We’d had some friendly stewarding during the set – the crew supervisor escorting Logan through the sardine squeeze to the loo, bringing him back through backstage, as even he couldn’t find a way through the crush! – and this continued afterwards, another steward organising guitarist Ben’s set-list for Logan, even before the encores had concluded! Mindful of the 20+ minute hike back to the car, we then set off pretty promptly, Logan buzzing about tonight’s show, before an entertaining drive home chatting about roadkill and ankylosauri (!) got us home a shade before midnight.
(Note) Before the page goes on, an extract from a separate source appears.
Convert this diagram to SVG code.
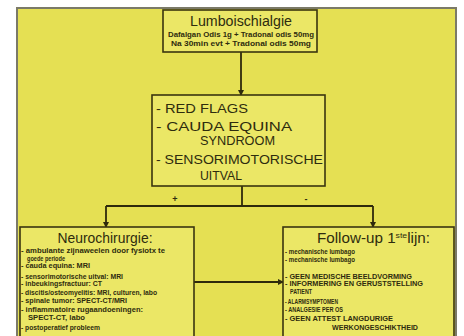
<svg xmlns="http://www.w3.org/2000/svg" width="464" height="336" viewBox="0 0 464 336">
<defs>
<style>
.box{fill:#ebe766;stroke:#3a3510;stroke-width:1.6}
.t{font-family:"Liberation Sans",Arial,sans-serif;fill:#2e2c0e}
.s{font-size:6.5px;font-weight:bold}
.m{font-size:13px}
.h{font-size:14px}
.ln{stroke:#2e2a0c;stroke-width:1.8;fill:none}
</style>
<marker id="ah" markerWidth="6" markerHeight="6" refX="5" refY="3" orient="auto" markerUnits="userSpaceOnUse">
<path d="M0,0 L6,3 L0,6 z" fill="#2e2a0c"/>
</marker>
</defs>
<rect x="0" y="0" width="464" height="336" fill="#ffffff"/>
<rect x="17" y="8" width="439" height="340" fill="#e5e053" stroke="#7b7a68" stroke-width="2"/>

<g id="connectors">
<line class="ln" x1="241" y1="52" x2="241" y2="95" marker-end="url(#ah)"/>
<polyline class="ln" points="242,186 242,206"/>
<polyline class="ln" points="106,206 373,206"/>
<line class="ln" x1="106" y1="206" x2="106" y2="227" marker-end="url(#ah)"/>
<line class="ln" x1="373" y1="206" x2="373" y2="227" marker-end="url(#ah)"/>
<line class="ln" x1="194" y1="282" x2="283" y2="282" marker-end="url(#ah)"/>
<text class="t" x="175" y="202" font-size="9" font-weight="bold" text-anchor="middle">+</text>
<text class="t" x="306" y="202" font-size="9" font-weight="bold" text-anchor="middle">-</text>
</g>

<g id="lumboischialgie">
<rect class="box" x="163" y="10" width="154" height="42"/>
<text class="t h" x="241" y="26" text-anchor="middle" textLength="102" lengthAdjust="spacingAndGlyphs">Lumboischialgie</text>
<text class="t s" x="241" y="37" text-anchor="middle" textLength="146" lengthAdjust="spacingAndGlyphs">Dafalgan Odis 1g + Tradonal odis 50mg</text>
<text class="t s" x="241" y="46" text-anchor="middle" textLength="140" lengthAdjust="spacingAndGlyphs">Na 30min evt + Tradonal odis 50mg</text>
</g>

<g id="redflags">
<rect class="box" x="152" y="95" width="173" height="91"/>
<text class="t m" x="156" y="113" textLength="92" lengthAdjust="spacingAndGlyphs">- RED FLAGS</text>
<text class="t m" x="156" y="131" textLength="136" lengthAdjust="spacingAndGlyphs">- CAUDA EQUINA</text>
<text class="t m" x="200" y="145" textLength="75" lengthAdjust="spacingAndGlyphs">SYNDROOM</text>
<text class="t m" x="156" y="164" textLength="167" lengthAdjust="spacingAndGlyphs">- SENSORIMOTORISCHE</text>
<text class="t m" x="200" y="180" textLength="42" lengthAdjust="spacingAndGlyphs">UITVAL</text>
</g>

<g id="neurochirurgie">
<rect class="box" x="20" y="227" width="174" height="125"/>
<text class="t h" x="105" y="243" text-anchor="middle" textLength="95" lengthAdjust="spacingAndGlyphs">Neurochirurgie:</text>
<text class="t s" x="21" y="253" textLength="144" lengthAdjust="spacingAndGlyphs">- ambulante zijnaweelen door fysiotx te</text>
<text class="t s" x="27" y="261" textLength="38" lengthAdjust="spacingAndGlyphs">goede periode</text>
<text class="t s" x="21" y="268" textLength="69" lengthAdjust="spacingAndGlyphs">- cauda equina: MRI</text>
<text class="t s" x="21" y="279" textLength="102" lengthAdjust="spacingAndGlyphs">- sensorimotorische uitval: MRI</text>
<text class="t s" x="21" y="286" textLength="81" lengthAdjust="spacingAndGlyphs">- inbeukingsfractuur: CT</text>
<text class="t s" x="21" y="295" textLength="136" lengthAdjust="spacingAndGlyphs">- discitis/osteomyelitis: MRI, culturen, labo</text>
<text class="t s" x="21" y="303" textLength="106" lengthAdjust="spacingAndGlyphs">- spinale tumor: SPECT-CT/MRI</text>
<text class="t s" x="21" y="312" textLength="122" lengthAdjust="spacingAndGlyphs">- inflammatoire rugaandoeningen:</text>
<text class="t s" x="28" y="320" textLength="57" lengthAdjust="spacingAndGlyphs">SPECT-CT, labo</text>
<text class="t s" x="21" y="330" textLength="79" lengthAdjust="spacingAndGlyphs">- postoperatief probleem</text>
</g>

<g id="followup">
<rect class="box" x="283" y="227" width="171" height="125"/>
<text class="t h" x="317" y="243" textLength="113" lengthAdjust="spacingAndGlyphs">Follow-up 1<tspan font-size="8" dy="-5">ste</tspan><tspan dy="5">lijn:</tspan></text>
<text class="t s" x="285" y="254" textLength="70" lengthAdjust="spacingAndGlyphs">- mechanische   lumbago</text>
<text class="t s" x="285" y="262" textLength="70" lengthAdjust="spacingAndGlyphs">- mechanische   lumbago</text>
<text class="t s" x="285" y="279" textLength="127" lengthAdjust="spacingAndGlyphs">- GEEN MEDISCHE BEELDVORMING</text>
<text class="t s" x="285" y="286" textLength="138" lengthAdjust="spacingAndGlyphs">- INFORMERING EN GERUSTSTELLING</text>
<text class="t s" x="290" y="294" textLength="22" lengthAdjust="spacingAndGlyphs">PATIENT</text>
<text class="t s" x="285" y="304" textLength="53" lengthAdjust="spacingAndGlyphs">- ALARMSYMPTOMEN</text>
<text class="t s" x="285" y="312" textLength="58" lengthAdjust="spacingAndGlyphs">- ANALGESIE PER OS</text>
<text class="t s" x="285" y="321" textLength="108" lengthAdjust="spacingAndGlyphs">- GEEN ATTEST LANGDURIGE</text>
<text class="t s" x="332" y="330" textLength="86" lengthAdjust="spacingAndGlyphs">WERKONGESCHIKTHEID</text>
</g>
</svg>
A couple of brilliant gigs then, Oxford shading it for me, despite the parking-mare and crazy sardine-like conditions. Either way, this was confirmation that Frank Turner, for me, is just about the best the UK has to offer right now. Very Special Indeed, no doubt; budge up, The Hold Steady and Nada Surf, you’ve now got some Frank-shaped company on the Top Table of Rock!